Our client purchased the freehold lease on a flat.
The Freeholder commenced major works on the block of flats before the completion of sale and purchase of our client’s property. Our client received an invoice for the major work after three years and eleven months. Our client argued that it was not his responsibility nor liability to make payments towards these major works or service charges from this period, or up until the time of purchase.
The Freeholder was relying on a section 20 notice which they served to the previous owner and not to our client. These major works were estimated to cost several thousands of pounds.
The major works cost almost double the initial quote which left our client feeling very uncertain. The Freeholder had also been adding interest on to the unpaid service charges and major works bill.
As stated above, a notice for payment was sent to our client, this being three years and eleven months after the initial notice for payment and therefore is an out of date claim.

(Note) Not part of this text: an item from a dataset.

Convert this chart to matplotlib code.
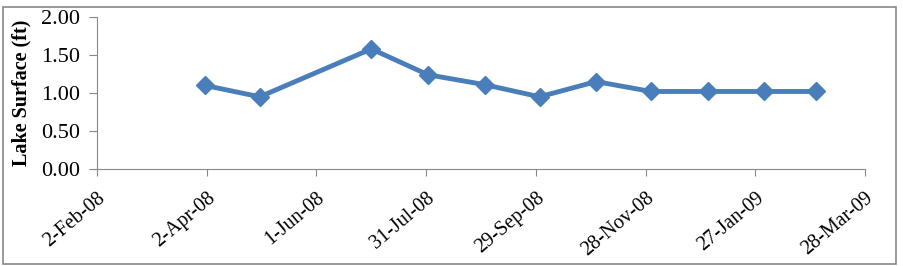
import matplotlib as mpl
mpl.use('Agg')
import matplotlib.pyplot as plt
from matplotlib.patches import Rectangle
from datetime import datetime, timedelta

mpl.rcParams['font.family'] = ['Liberation Serif', 'DejaVu Serif']

# data (first of each month)
dates = ['2008-04-01', '2008-05-01', '2008-07-01', '2008-08-01', '2008-09-01',
         '2008-10-01', '2008-11-01', '2008-12-01', '2009-01-01', '2009-02-01',
         '2009-03-01']
lake_surface = [1.10, 0.95, 1.58, 1.24, 1.11, 0.95, 1.15, 1.02, 1.02, 1.02, 1.02]

x_start = datetime(2008, 2, 2)
tick_step_days = 60
n_ticks = 8
y_ticks = [0.0, 0.5, 1.0, 1.5, 2.0]

X = [datetime.strptime(d, '%Y-%m-%d') for d in dates]
xticks = [x_start + timedelta(days=tick_step_days * i) for i in range(n_ticks)]

fig = plt.figure(figsize=(9.04, 2.66), dpi=100)
ax = fig.add_axes([97/904, 1 - 169/266, (865-97)/904, (169-17)/266])

ax.plot(X, lake_surface, color='#4a7ebb', lw=3.5, marker='D', ms=9,
        markerfacecolor='#4a7ebb', markeredgecolor='#4a7ebb')

ax.set_xlim(xticks[0], xticks[-1])
ax.set_ylim(0, 2.0)
ax.set_xticks(xticks)
ax.set_xticklabels([f'{d.day}-{d.strftime("%b-%y")}' for d in xticks],
                   rotation=40, ha='right', rotation_mode='anchor', fontsize=14.5)
ax.set_yticks(y_ticks)
ax.set_yticklabels([f'{v:.2f}' for v in y_ticks], fontsize=16)
ax.tick_params(axis='x', length=5, color='#888888', pad=9)
ax.tick_params(axis='y', length=6, color='#888888', pad=6)
for s in ['top', 'right']:
    ax.spines[s].set_visible(False)
for s in ['left', 'bottom']:
    ax.spines[s].set_color('#888888')
ax.set_ylabel('Lake Surface (ft)', fontsize=14.5, fontweight='bold', labelpad=7)

# outer chart border
fig.patches.append(Rectangle((3/904, 2/266), 893/904, 257/266, transform=fig.transFigure,
                             fill=False, edgecolor='#888888', lw=1.2))

fig.savefig('out.png', dpi=100)
plt.close(fig)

The Freeholder with the assistance of a solicitors’ firm then issued a misconceived claim in County Court to recover the amount.

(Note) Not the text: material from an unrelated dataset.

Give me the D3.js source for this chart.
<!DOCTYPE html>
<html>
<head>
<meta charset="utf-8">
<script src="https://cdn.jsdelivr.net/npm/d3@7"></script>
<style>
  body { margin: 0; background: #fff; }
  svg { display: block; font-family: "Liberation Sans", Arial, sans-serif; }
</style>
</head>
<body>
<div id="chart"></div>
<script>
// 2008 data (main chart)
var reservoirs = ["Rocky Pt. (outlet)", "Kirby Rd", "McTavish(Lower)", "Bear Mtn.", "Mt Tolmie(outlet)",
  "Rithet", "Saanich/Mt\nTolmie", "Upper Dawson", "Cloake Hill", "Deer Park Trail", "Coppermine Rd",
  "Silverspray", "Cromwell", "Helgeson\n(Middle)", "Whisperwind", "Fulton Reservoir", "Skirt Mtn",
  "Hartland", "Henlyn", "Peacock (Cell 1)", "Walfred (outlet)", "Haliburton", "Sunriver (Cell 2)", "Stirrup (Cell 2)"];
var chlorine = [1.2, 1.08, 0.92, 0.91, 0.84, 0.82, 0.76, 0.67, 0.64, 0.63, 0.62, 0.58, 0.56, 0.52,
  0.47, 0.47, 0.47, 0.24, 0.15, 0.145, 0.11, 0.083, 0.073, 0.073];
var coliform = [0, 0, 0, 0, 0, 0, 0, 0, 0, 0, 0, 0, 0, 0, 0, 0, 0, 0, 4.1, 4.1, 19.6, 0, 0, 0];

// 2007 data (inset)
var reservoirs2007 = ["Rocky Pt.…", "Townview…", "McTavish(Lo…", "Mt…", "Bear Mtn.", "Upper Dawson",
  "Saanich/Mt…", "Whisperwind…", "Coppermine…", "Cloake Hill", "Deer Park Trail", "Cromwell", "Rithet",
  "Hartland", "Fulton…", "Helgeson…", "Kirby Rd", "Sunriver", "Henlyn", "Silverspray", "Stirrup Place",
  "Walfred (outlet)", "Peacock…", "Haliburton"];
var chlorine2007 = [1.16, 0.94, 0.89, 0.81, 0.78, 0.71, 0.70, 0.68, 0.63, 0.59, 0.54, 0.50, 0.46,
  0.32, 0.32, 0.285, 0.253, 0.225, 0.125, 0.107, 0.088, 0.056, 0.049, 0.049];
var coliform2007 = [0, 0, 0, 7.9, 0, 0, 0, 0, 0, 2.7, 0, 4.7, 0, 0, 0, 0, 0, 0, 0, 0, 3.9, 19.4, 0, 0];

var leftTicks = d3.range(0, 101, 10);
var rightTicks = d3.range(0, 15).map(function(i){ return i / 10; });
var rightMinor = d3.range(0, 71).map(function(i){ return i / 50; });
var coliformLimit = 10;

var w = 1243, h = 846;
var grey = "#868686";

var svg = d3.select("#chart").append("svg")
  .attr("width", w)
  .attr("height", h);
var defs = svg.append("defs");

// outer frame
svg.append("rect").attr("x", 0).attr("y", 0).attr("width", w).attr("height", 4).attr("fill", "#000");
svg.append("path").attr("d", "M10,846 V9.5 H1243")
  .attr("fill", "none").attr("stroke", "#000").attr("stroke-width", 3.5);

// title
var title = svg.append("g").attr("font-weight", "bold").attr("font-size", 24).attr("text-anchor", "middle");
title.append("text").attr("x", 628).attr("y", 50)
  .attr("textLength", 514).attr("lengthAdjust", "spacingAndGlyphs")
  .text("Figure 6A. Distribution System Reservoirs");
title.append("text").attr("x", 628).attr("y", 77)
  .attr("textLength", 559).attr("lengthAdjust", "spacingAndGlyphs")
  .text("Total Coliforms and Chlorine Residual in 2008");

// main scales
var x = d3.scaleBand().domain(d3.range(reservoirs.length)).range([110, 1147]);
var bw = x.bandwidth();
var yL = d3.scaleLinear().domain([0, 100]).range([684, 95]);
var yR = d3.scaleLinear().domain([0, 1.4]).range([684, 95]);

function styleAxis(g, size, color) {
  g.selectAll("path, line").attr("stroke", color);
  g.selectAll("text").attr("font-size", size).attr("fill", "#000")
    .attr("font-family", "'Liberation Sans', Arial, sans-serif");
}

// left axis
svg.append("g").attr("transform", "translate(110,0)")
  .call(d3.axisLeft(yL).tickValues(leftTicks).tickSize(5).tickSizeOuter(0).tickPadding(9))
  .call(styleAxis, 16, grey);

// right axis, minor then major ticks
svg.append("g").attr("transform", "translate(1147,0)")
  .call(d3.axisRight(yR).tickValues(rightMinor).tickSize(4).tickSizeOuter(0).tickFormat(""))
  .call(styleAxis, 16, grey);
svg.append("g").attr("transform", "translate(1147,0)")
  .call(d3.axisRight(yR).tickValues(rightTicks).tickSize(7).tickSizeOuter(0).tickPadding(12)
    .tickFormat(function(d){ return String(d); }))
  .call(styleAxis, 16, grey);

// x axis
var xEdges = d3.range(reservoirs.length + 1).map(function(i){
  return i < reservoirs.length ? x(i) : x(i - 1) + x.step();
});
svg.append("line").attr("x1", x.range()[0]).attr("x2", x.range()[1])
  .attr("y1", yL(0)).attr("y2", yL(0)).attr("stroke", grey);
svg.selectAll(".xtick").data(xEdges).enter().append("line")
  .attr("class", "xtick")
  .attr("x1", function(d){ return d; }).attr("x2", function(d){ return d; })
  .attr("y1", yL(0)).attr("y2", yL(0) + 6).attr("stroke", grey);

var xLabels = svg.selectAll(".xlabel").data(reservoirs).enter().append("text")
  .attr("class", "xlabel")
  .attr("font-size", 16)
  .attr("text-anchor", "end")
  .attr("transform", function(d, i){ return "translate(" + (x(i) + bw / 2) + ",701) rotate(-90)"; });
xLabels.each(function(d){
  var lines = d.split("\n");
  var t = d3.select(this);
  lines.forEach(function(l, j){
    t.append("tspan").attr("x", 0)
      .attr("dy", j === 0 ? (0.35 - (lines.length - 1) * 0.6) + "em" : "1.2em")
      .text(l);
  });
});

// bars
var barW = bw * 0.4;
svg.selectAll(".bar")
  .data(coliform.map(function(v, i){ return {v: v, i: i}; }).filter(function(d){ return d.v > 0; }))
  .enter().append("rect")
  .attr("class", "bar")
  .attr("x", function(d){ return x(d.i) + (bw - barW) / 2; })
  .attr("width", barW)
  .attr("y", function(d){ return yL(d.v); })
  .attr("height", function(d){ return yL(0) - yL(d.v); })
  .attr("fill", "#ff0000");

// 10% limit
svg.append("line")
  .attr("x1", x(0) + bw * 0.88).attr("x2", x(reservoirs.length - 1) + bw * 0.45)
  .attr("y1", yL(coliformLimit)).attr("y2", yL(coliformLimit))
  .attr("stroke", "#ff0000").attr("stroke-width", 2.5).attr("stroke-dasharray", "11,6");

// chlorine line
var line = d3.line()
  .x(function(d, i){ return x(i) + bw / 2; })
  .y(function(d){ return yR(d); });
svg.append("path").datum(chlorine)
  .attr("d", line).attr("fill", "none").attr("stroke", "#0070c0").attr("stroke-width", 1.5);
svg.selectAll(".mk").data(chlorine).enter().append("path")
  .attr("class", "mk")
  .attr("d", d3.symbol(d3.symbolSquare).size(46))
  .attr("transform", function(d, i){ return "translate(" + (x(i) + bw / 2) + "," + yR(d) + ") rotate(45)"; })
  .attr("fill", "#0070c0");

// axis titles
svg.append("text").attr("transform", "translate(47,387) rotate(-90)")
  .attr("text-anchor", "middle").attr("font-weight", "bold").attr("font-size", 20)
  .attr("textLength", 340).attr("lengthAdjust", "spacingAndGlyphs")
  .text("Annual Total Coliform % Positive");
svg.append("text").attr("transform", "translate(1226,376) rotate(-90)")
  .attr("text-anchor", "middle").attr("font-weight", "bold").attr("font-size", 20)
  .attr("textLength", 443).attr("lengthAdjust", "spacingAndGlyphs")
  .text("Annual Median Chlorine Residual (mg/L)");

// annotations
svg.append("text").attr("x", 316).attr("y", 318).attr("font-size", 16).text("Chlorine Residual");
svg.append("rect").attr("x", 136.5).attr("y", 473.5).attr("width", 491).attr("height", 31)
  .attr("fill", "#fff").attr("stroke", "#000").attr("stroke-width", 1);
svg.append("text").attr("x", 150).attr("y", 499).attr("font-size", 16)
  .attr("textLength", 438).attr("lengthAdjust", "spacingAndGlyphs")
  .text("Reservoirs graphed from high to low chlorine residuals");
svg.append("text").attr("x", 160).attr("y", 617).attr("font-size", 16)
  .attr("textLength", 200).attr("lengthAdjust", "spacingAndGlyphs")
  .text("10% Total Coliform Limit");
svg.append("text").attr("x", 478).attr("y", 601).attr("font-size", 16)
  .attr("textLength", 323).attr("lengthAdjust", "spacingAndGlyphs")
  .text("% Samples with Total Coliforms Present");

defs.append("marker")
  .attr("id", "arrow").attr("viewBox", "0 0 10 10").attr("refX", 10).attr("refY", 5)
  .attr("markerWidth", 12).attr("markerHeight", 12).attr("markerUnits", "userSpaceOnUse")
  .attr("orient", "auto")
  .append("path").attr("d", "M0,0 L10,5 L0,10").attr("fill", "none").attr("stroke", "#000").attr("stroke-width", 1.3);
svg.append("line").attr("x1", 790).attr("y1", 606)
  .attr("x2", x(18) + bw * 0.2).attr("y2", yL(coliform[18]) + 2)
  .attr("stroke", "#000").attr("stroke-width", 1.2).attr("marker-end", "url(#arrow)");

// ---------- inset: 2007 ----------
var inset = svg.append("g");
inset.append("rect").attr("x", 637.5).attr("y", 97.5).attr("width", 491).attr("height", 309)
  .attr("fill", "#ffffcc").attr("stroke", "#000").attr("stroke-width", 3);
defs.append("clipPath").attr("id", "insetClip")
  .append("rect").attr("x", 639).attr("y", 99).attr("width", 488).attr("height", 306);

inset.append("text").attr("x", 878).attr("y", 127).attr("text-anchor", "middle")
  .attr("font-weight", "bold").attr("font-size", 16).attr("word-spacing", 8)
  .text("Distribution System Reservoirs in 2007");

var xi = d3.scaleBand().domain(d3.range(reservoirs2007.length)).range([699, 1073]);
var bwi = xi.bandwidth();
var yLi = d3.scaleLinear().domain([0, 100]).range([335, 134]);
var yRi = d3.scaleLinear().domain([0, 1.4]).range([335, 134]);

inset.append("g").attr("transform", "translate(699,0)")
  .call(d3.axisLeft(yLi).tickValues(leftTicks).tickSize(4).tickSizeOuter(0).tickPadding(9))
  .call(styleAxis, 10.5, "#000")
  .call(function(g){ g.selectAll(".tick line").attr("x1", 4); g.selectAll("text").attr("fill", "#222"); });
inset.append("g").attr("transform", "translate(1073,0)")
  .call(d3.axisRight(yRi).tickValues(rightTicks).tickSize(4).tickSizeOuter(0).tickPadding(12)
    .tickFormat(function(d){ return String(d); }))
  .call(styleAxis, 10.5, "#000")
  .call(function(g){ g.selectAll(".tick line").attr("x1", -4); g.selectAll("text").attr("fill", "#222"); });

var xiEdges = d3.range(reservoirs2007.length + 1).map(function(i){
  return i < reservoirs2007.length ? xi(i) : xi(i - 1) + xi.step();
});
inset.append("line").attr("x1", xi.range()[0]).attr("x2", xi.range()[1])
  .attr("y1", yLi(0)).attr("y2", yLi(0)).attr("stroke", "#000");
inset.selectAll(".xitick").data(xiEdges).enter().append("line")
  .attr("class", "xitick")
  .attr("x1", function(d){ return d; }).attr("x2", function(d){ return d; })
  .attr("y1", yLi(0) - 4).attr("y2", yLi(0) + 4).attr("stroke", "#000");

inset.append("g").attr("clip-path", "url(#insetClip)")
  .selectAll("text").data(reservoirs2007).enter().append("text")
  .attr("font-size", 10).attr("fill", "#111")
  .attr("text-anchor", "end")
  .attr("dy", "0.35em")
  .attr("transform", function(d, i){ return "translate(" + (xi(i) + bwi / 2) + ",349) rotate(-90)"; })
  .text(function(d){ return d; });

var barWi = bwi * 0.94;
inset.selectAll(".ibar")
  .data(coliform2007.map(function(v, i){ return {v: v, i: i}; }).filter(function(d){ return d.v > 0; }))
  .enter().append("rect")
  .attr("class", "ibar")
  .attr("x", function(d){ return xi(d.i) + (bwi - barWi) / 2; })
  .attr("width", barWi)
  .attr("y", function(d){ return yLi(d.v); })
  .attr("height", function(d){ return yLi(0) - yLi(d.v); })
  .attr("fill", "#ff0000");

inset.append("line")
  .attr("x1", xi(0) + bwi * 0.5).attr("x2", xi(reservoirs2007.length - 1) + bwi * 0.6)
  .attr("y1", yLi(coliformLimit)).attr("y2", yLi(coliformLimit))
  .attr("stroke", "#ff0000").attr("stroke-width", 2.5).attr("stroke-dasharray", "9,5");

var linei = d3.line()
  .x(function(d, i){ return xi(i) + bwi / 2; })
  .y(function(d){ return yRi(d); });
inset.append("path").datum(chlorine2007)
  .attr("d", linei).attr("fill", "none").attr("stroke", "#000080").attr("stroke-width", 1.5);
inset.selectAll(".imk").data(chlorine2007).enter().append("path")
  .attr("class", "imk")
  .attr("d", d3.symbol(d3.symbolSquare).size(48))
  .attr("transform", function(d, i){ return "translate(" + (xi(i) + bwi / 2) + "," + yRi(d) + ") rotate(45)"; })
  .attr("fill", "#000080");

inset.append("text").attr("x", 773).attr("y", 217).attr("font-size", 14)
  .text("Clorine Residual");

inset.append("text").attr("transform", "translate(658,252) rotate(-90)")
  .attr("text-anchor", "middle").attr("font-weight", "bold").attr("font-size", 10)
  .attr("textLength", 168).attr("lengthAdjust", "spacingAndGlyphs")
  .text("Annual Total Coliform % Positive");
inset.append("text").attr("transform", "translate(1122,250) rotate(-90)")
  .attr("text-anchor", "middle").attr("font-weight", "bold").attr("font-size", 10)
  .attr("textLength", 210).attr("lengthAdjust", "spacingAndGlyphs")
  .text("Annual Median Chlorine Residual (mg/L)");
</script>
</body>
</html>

Upon judgement it was decided that this claim should never have been filed within a court as per the freehold agreement due to an arbitration clause that was set out in our skeleton argument stating that “any dispute between lessor and lessee concerning the amount of interim charge shall be referred to an arbitrator upon the application of either the lessor or lessee.” This clause was not followed by the Freeholder and has now been referred to the LVT for consideration.
Now that this claim has been referred to the LVT we are very optimistic that the Freeholder’s misconceived claim shall be dismissed with costs.